As always.. there’s many a slip between the cup and the lip and that which dribbles lands safely on the double chin….

3 comments:

Anonymous said...

Well, your saving grace was that you were behind the computer and not face to face when making that statement. Thank God for small mercies. Unfortunately, I was not so lucky. I was caught in a similar situation, except this was an in person meeting. We were animatedly discussing better communication strategies and it was my turn to speak and out comes my suggestion including the words 'better mail penetration', in that order.

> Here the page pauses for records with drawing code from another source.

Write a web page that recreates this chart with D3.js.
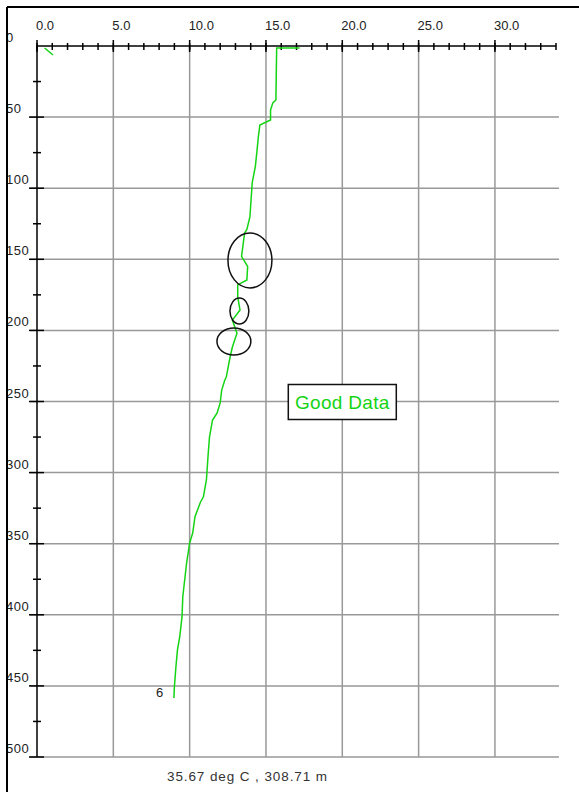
<html>
<head>
<meta charset="utf-8">
<script src="https://d3js.org/d3.v7.min.js"></script>
<style>
body { margin: 0; background: #fff; }
text { font-family: "Liberation Sans", Arial, sans-serif; }
</style>
</head>
<body>
<svg id="chart" width="579" height="792"></svg>
<script>
// axis ticks
const tempTicks = [0, 5, 10, 15, 20, 25, 30];
const tempMinor = d3.range(0, 35, 1);
const depthTicks = [0, 50, 100, 150, 200, 250, 300, 350, 400, 450, 500];
const depthMinor = [25, 75, 125, 175, 225, 275, 325, 375, 425, 475];

// surface blip
const blipTemp = [0.5, 1.05];
const blipDepth = [1.4, 6.3];

// temperature profile (deg C) vs depth (m)
const profTemp = [17.2, 15.7, 15.65, 15.45, 15.3, 15.3, 14.6, 14.5, 14.4, 14.3, 14.1, 13.95, 13.75, 13.6,
  13.4, 13.8, 13.75, 13.15, 13.15, 13.3, 12.8, 13.1, 12.8, 12.65, 12.4, 12.3, 12.1, 12.0, 11.8, 11.5,
  11.3, 11.2, 11.1, 10.9, 10.7, 10.35, 10.2, 10.0, 9.8, 9.55, 9.5, 9.35, 9.2, 9.1, 9.0, 8.97];
const profDepth = [1.4, 1.4, 38, 40, 45, 52, 55.6, 64, 75, 85, 96, 120, 129, 131.5,
  148, 155, 164.5, 168, 176.5, 185.7, 192.7, 202, 211.7, 218.7, 232.8, 235, 242, 251, 258, 263,
  275, 289, 305, 317, 321, 331, 342.5, 349.5, 363.6, 387.5, 401.5, 415.6, 424.8, 436.7, 450.8, 458.5];

// circled spots: centre temp, centre depth, half-width (deg), half-height (m)
const markTemp = [13.95, 13.26, 12.9];
const markDepth = [150.8, 186.4, 207.8];
const markRt = [1.44, 0.62, 1.11];
const markRd = [19.3, 9.1, 9.5];

const readout = "35.67 deg C , 308.71 m";

const svg = d3.select("#chart");
const x = d3.scaleLinear().domain([0, 34]).range([37, 556]);
const y = d3.scaleLinear().domain([0, 500]).range([46, 757]);

// grid
svg.append("g").selectAll("line")
  .data(tempTicks.slice(1))
  .join("line")
  .attr("x1", d => x(d)).attr("x2", d => x(d))
  .attr("y1", y(0)).attr("y2", y(500))
  .attr("stroke", "#999").attr("stroke-width", 1.5);
svg.append("g").selectAll("line")
  .data(depthTicks.slice(1))
  .join("line")
  .attr("x1", x(0) - 7).attr("x2", 559)
  .attr("y1", d => y(d)).attr("y2", d => y(d))
  .attr("stroke", "#999").attr("stroke-width", 1.5);

// top axis
const xa = svg.append("g").attr("transform", "translate(0," + y(0) + ")");
xa.append("line").attr("x1", x(0)).attr("x2", x(34)).attr("stroke", "#000").attr("stroke-width", 1.5);
xa.selectAll(".mn").data(tempMinor).join("line").attr("class", "mn")
  .attr("x1", d => x(d)).attr("x2", d => x(d)).attr("y1", -3).attr("y2", 4)
  .attr("stroke", "#000").attr("stroke-width", 1.5);
xa.selectAll(".mj").data(tempTicks).join("line").attr("class", "mj")
  .attr("x1", d => x(d)).attr("x2", d => x(d)).attr("y1", -6).attr("y2", 6)
  .attr("stroke", "#000").attr("stroke-width", 1.5);
xa.selectAll("text").data(tempTicks).join("text")
  .attr("x", d => x(d) - 1).attr("y", -16)
  .attr("font-size", 13).attr("fill", "#222")
  .text(d3.format(".1f"));

// left axis
const ya = svg.append("g").attr("transform", "translate(" + x(0) + ",0)");
ya.append("line").attr("y1", y(0)).attr("y2", y(500)).attr("stroke", "#000").attr("stroke-width", 1.5);
ya.selectAll(".mn").data(depthMinor).join("line").attr("class", "mn")
  .attr("y1", d => y(d)).attr("y2", d => y(d)).attr("x1", -4).attr("x2", 4)
  .attr("stroke", "#000").attr("stroke-width", 1.5);
ya.selectAll(".mj").data(depthTicks.slice(1)).join("line").attr("class", "mj")
  .attr("y1", d => y(d)).attr("y2", d => y(d)).attr("x1", -8).attr("x2", 7)
  .attr("stroke", "#000").attr("stroke-width", 1.5);
ya.selectAll("text").data(depthTicks).join("text")
  .attr("x", 6 - x(0)).attr("y", d => y(d) - 4)
  .attr("font-size", 13).attr("letter-spacing", 0.5).attr("fill", "#222")
  .text(d => d);

// profile
const line = d3.line().x(d => x(d[0])).y(d => y(d[1]));
svg.append("path")
  .attr("d", line(d3.zip(blipTemp, blipDepth)))
  .attr("fill", "none").attr("stroke", "#14d414").attr("stroke-width", 1.5);
svg.append("path")
  .attr("d", line(d3.zip(profTemp, profDepth)))
  .attr("fill", "none").attr("stroke", "#14d414").attr("stroke-width", 1.5);

// circled spots
svg.append("g").selectAll("ellipse")
  .data(d3.range(markTemp.length))
  .join("ellipse")
  .attr("cx", i => x(markTemp[i]))
  .attr("cy", i => y(markDepth[i]))
  .attr("rx", i => x(markRt[i]) - x(0))
  .attr("ry", i => y(markRd[i]) - y(0))
  .attr("fill", "none").attr("stroke", "#111").attr("stroke-width", 1.5);

// end marker
const last = profTemp.length - 1;
svg.append("text")
  .attr("x", x(profTemp[last]) - 18).attr("y", y(profDepth[last]) - 1)
  .attr("font-size", 13).attr("fill", "#222")
  .text("6");

// note box
const nb = svg.append("g").attr("transform", "translate(" + x(20) + "," + y(250) + ")");
nb.append("rect").attr("x", -54).attr("y", -17).attr("width", 108).attr("height", 35)
  .attr("fill", "#fff").attr("stroke", "#111").attr("stroke-width", 1.5);
nb.append("text").attr("text-anchor", "middle").attr("y", 7)
  .attr("font-size", 19).attr("letter-spacing", 0.3).attr("fill", "#14d414")
  .text("Good Data");

// readout
svg.append("text")
  .attr("x", 167).attr("y", 781)
  .attr("font-size", 13.5).attr("letter-spacing", 0.9).attr("fill", "#333")
  .text(readout);

// window frame
svg.append("line").attr("x1", 7).attr("x2", 579).attr("y1", 7).attr("y2", 7)
  .attr("stroke", "#000").attr("stroke-width", 2);
svg.append("line").attr("x1", 7).attr("x2", 7).attr("y1", 7).attr("y2", 792)
  .attr("stroke", "#000").attr("stroke-width", 2);
</script>
</body>
</html>
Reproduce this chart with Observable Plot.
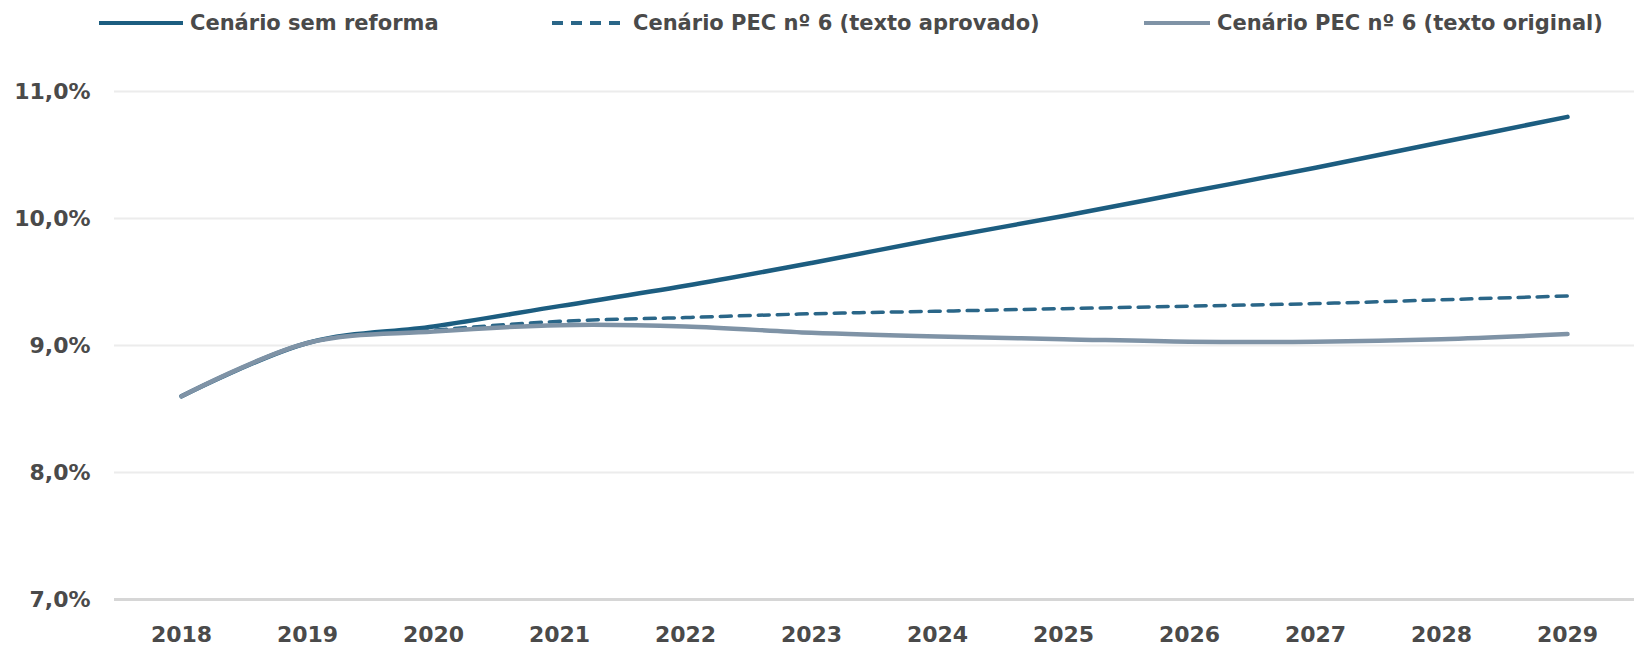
<!DOCTYPE html>
<html>
<head>
<meta charset="utf-8">
<script src="https://cdn.jsdelivr.net/npm/d3@7"></script>
<script src="https://cdn.jsdelivr.net/npm/@observablehq/plot@0.6"></script>
<style>
  html, body { margin: 0; padding: 0; background: #fff; }
  #wrap { width: 1634px; height: 649px; position: relative; overflow: hidden; }
  #legend { position: relative; height: 46px; width: 1634px; font-family: "DejaVu Sans", sans-serif; font-size: 21px; font-weight: bold; color: #4a4a4a; }
  .item { position: absolute; top: 11px; display: flex; align-items: center; white-space: nowrap; }
  .item svg { margin-right: 7px; }
</style>
</head>
<body>
<div id="wrap">
  <div id="legend"></div>
  <div id="chart"></div>
</div>
<script>
const years = ["2018","2019","2020","2021","2022","2023","2024","2025","2026","2027","2028","2029"];
const semReforma = [8.60, 9.02, 9.15, 9.31, 9.47, 9.65, 9.84, 10.02, 10.21, 10.40, 10.60, 10.80];
const pecAprovado = [8.60, 9.02, 9.12, 9.19, 9.22, 9.25, 9.27, 9.29, 9.31, 9.33, 9.36, 9.39];
const pecOriginal = [8.60, 9.02, 9.11, 9.16, 9.15, 9.10, 9.07, 9.05, 9.03, 9.03, 9.05, 9.09];
const yTicks = [7, 8, 9, 10, 11];
const seriesNames = ["Cenário sem reforma", "Cenário PEC nº 6 (texto aprovado)", "Cenário PEC nº 6 (texto original)"];

const colors = ["#1c5d80", "#2a6688", "#7f93a6"];
const dashes = [null, "11,8", null];
const legendLeft = [99, 552, 1144];
const legendLineW = [84, 74, 66];

const rows = (vals, s) => years.map((y, i) => ({year: y, value: vals[i], series: s}));
const dSem = rows(semReforma, seriesNames[0]);
const dAprov = rows(pecAprovado, seriesNames[1]);
const dOrig = rows(pecOriginal, seriesNames[2]);

// legend
const legend = document.getElementById("legend");
seriesNames.forEach((name, i) => {
  const item = document.createElement("div");
  item.className = "item";
  item.style.left = legendLeft[i] + "px";
  const w = legendLineW[i];
  item.innerHTML = `<svg width="${w}" height="10"><line x1="0" x2="${w}" y1="5" y2="5" stroke="${colors[i]}" stroke-width="4" ${dashes[i] ? `stroke-dasharray="${dashes[i]}"` : ""}/></svg><span>${name}</span>`;
  legend.appendChild(item);
});

const fmt = v => v.toFixed(1).replace(".", ",") + "%";

const chart = Plot.plot({
  width: 1634,
  height: 603,
  marginLeft: 114,
  marginRight: 0,
  marginTop: 45,
  marginBottom: 50,
  style: { fontFamily: "DejaVu Sans, sans-serif", fontSize: "22px", fontWeight: "bold", color: "#4a4a4a", background: "#fff" },
  x: { type: "point", domain: years, padding: 0.5, label: null },
  y: { domain: [7, 11], label: null },
  marks: [
    Plot.ruleY(yTicks.filter(t => t !== 7), { stroke: "#ececec", strokeWidth: 2 }),
    Plot.ruleY([7], { stroke: "#d6d6d6", strokeWidth: 3 }),
    Plot.axisY({ ticks: yTicks, tickSize: 0, tickPadding: 24, tickFormat: fmt, fontSize: 22 }),
    Plot.axisX({ tickSize: 0, tickPadding: 27, fontSize: 22 }),
    Plot.line(dSem, { x: "year", y: "value", stroke: colors[0], strokeWidth: 4.5, curve: "catmull-rom" }),
    Plot.line(dAprov, { x: "year", y: "value", stroke: colors[1], strokeWidth: 3.5, strokeDasharray: dashes[1], curve: "catmull-rom" }),
    Plot.line(dOrig, { x: "year", y: "value", stroke: colors[2], strokeWidth: 4.5, curve: "catmull-rom" })
  ]
});
document.getElementById("chart").appendChild(chart);
</script>
</body>
</html>
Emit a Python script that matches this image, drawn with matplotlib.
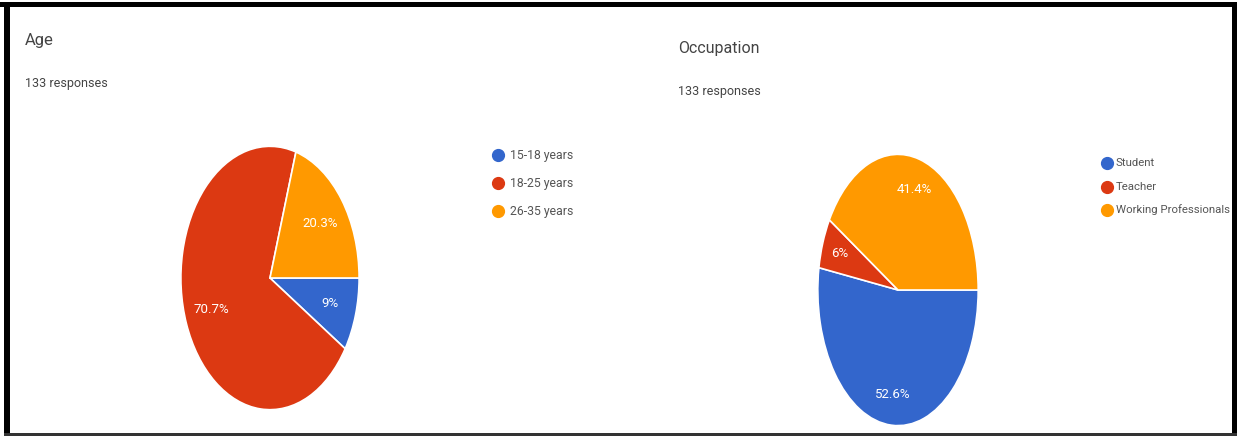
import matplotlib
matplotlib.use("Agg")
import matplotlib.pyplot as plt
from matplotlib.patches import Rectangle

# survey data (133 responses each)
age_labels = ["15-18 years", "18-25 years", "26-35 years"]
age_counts = [12, 94, 27]

occ_labels = ["Student", "Teacher", "Working Professionals"]
occ_counts = [70, 8, 55]

colors = ["#3366cc", "#dc3912", "#ff9900"]
FONT = ["Roboto", "DejaVu Sans"]
W, H = 1237, 437


def pct_fmt(p):
    s = "%.1f" % p
    if s.endswith(".0"):
        s = s[:-2]
    return s + "%"


def px_axes(fig, cx, cy, rx, ry):
    # axes box in pixel coords (y measured from top)
    return fig.add_axes([(cx - rx) / W, (H - cy - ry) / H, 2 * rx / W, 2 * ry / H])


def draw_pie(ax, counts, pctdist):
    wedges, _, autotexts = ax.pie(counts, colors=colors, startangle=0, counterclock=False,
                                  autopct=pct_fmt, pctdistance=pctdist, radius=1,
                                  wedgeprops=dict(edgecolor="white", linewidth=1.2))
    for t in autotexts:
        t.set_color("white")
        t.set_fontsize(9.5)
        t.set_family(FONT)
    ax.set_xlim(-1.01, 1.01)
    ax.set_ylim(-1.01, 1.01)
    ax.set_aspect("auto")
    ax.axis("off")
    return wedges


fig = plt.figure(figsize=(W / 100, H / 100), dpi=100)
fig.patch.set_facecolor("white")

# overlay in pixel coords for headers, legends and frame
bg = fig.add_axes([0, 0, 1, 1])
bg.set_xlim(0, W)
bg.set_ylim(H, 0)
bg.axis("off")

for (x0, y0, w, h, c) in [(0, 2, W, 5, "black"), (4, 2, 6, 433, "black"),
                          (1232, 2, 5, 433, "black"), (4, 433, W - 4, 2.5, "#333333")]:
    bg.add_patch(Rectangle((x0, y0), w, h, color=c, lw=0))

bg.text(25, 41, "Age", fontsize=12, color="#444444", va="center", family=FONT)
bg.text(25, 84, "133 responses", fontsize=9, color="#444444", va="center", family=FONT)
bg.text(678, 48, "Occupation", fontsize=11.5, color="#444444", va="center", family=FONT)
bg.text(678, 92, "133 responses", fontsize=9, color="#444444", va="center", family=FONT)

for i, lab in enumerate(age_labels):
    y = 155 + i * 28
    bg.plot(498, y, "o", ms=8.5, color=colors[i], mec=colors[i])
    bg.text(510, y, lab, fontsize=8.8, color="#555555", va="center", family=FONT)

for i, lab in enumerate(occ_labels):
    y = 163 + i * 23.5
    bg.plot(1107, y, "o", ms=8.5, color=colors[i], mec=colors[i])
    bg.text(1116, y, lab, fontsize=8.2, color="#555555", va="center", family=FONT)

ax1 = px_axes(fig, 270, 278, 90, 133)
draw_pie(ax1, age_counts, 0.7)

ax2 = px_axes(fig, 898, 290, 81, 137)
draw_pie(ax2, occ_counts, 0.77)

fig.savefig("out.png", dpi=100, facecolor="white")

OMG! No sooner had I said it, I realized what it sounded like to the listener. I was beyond embarassed and I could not escape. As soon as the meeting was over, I made a hasty exit.

melita said...

I believe that one shouldn't drink and blog for God knows what the unihibited me will burp... I mean blurt... Hic!
But seriously, 'better mail penetration'... Jeez, now that's classic. I can be foot in the mouth and I can bloody well be deliberate, there's enough single malt in the system to promise you that I will use this phrase... Deliberately! And thanks... Punner in crime! I don't feel alone...

Anonymous said...

Ah! My fellow 'punner in crime', if only I could attribute that gaffe to the 'sweet red' I indulge in occassionally. Unfortunately (or fortunately), there was none in the system at the time. Scares me to think what I would have burped out if I had. Happy blogging!